Mixing the Old with the New

“Discovering beauty always changes you.”
Fernando de Szyszlo

The Peruvian lyrical abstract artist Fernando de Szyszlo has a profound attachment to the land of his birth and the pre-Columbian art that informs it. His adoption of the European aesthetics associated with cubism, surrealism and abstraction when combined with the aesthetic of his local art has enabled him to produce work that has been collected far beyond the borders of his South American home.

As he told Santa Monica’s Latin American Masters gallery “The content was everything and the content was the one that gave me form…the form is the result of a very powerful content.”
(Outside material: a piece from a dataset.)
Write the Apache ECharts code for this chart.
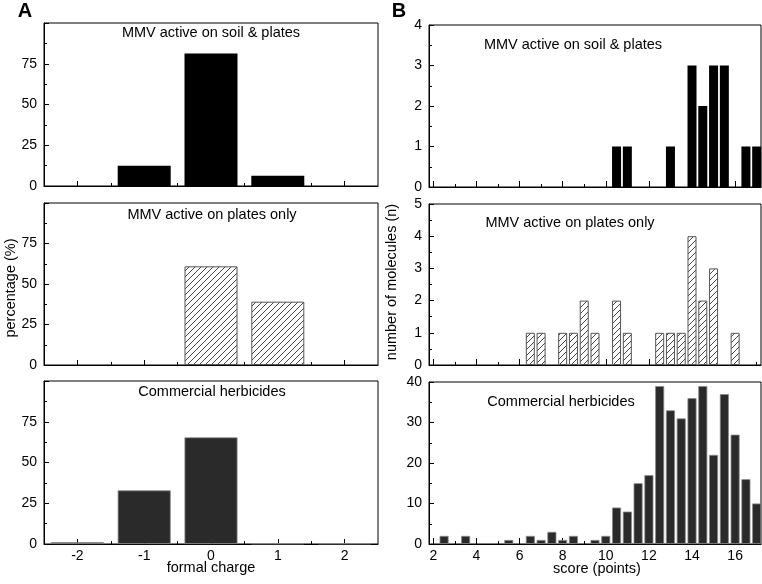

Szyszlo was in his mid 20’s when he first came face to face with the masters of European art like Rembrandt and Van Gogh. “It was a shock to discover the modern world,” is how he described the experience to The Economist. Prior to his arrival in Europe Szyszlo had only been exposed to pre-Columbian pottery and textiles about which he lamented as being “the only original art that was within our reach.”

During the first half of the 1950’s, mostly spent in Paris and Florence, Szyszlo immersed himself in artistic movements of the time with a particular interest in the European adoption of African motives. It was a process he would invert upon his return the Peru adopting aspects of cubism, surrealism and abstraction that could enhance the reproduction of pre –Columbian masks, feather mantles, clay figurines, symbols and colors in a modernist style that he made distinctly his own.

Such was his success that the 2010 Nobel laureate for literature, Mario Vargas Llosa wrote in his essay Szyszlo in the LabyrinthLike Latin America itself, Szyszlo’s art dips into the night of ancient civilizations as it rubs elbows with more recent ones that have arisen throughout the globe.  His art stands squarely at a cross-roads:  eager, curious, craving, devoid of prejudice, open to any influence.  And at the same time, he is stubbornly loyal to the secret depths of his heart, to that submerged and ardent intimacy where experiences and lessons metabolize in a place where the rational is at the service of the irrational, where the personality and genius of an artist can emerge.”

Szyszlo’s current self-titled exhibition is on show at Medellin’s Duque Arango Galeria until the 18th of August.